Online Safety UK
96% of young people in the UK regularly use the Internet to communicate according to a survey of 24,000 British people aged 9-11. The report shows that only 40% of young people know that personal information shared online stays online forever. There are about 250 million tweets generated every day and around 800 million Facebook users - that means a lot of information is shared online. So are young people using the Internet safely?
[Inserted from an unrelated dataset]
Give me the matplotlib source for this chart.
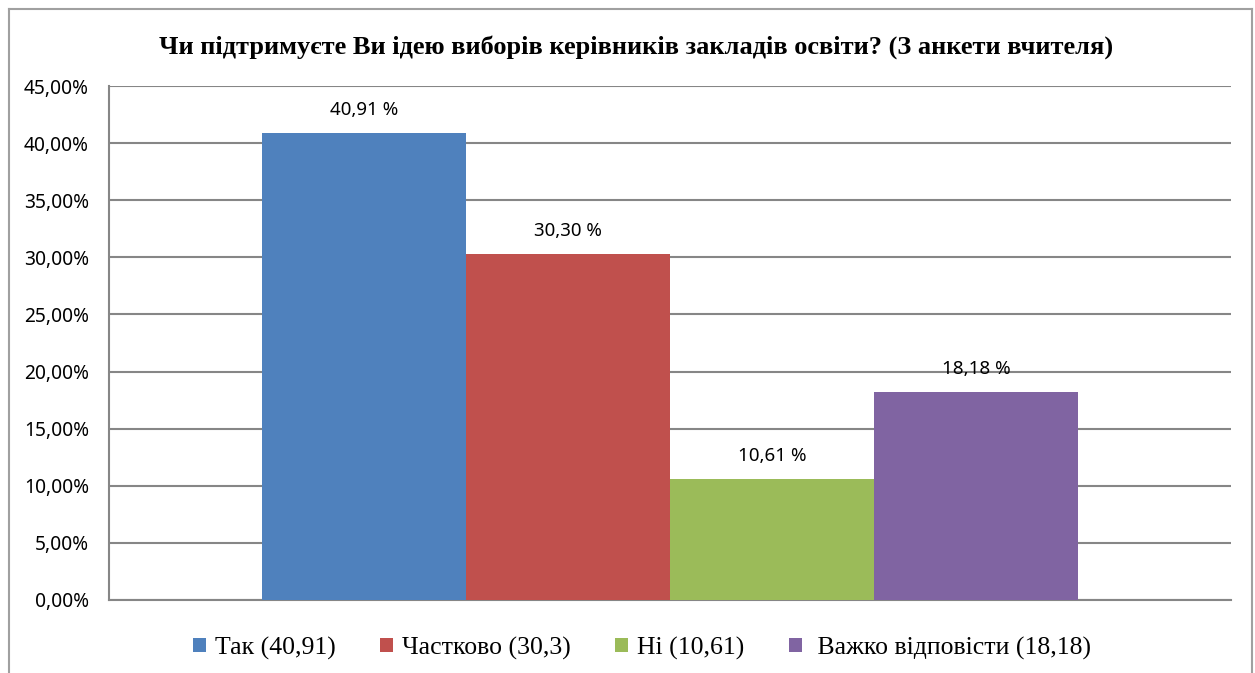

Private or public: Do you know how to change your privacy settings on social media? For example, you can click on the ‘flower’ icon or on ‘settings’ on Facebook to get to your privacy settings. Then you can decide who sees your posts and personal information: friends, friends of friends or everyone. Do you want everyone in the world to be able to see your email address or just friends? The BBC Share Take Care campaign is all about helping everybody, from little kids to the over 55s, to make their online activity safer and protect themselves on the web. The campaign says adults and teenagers need to be more careful with personal information and images online. An online security expert from the BBC was given only the names and the home town of two pairs of mothers and daughters in the UK and then he searched online for information that they had shared in social media. One mother and daughter pair are keen Twitter users. They had frequent personal Twitter chats that they thought were private but were in fact public! Now they both know that Twitter has a private messaging function and their chats really are private. The other mother was very embarrassed when the security expert showed her a picture of her partner in his underpants! She had forgotten about posting the photograph and quickly removed it. The security expert also found lots of their personal details like dates of birth, addresses, maiden names, football teams and pop stars. Nothing embarrassing, but potentially useful information for a cyber criminal.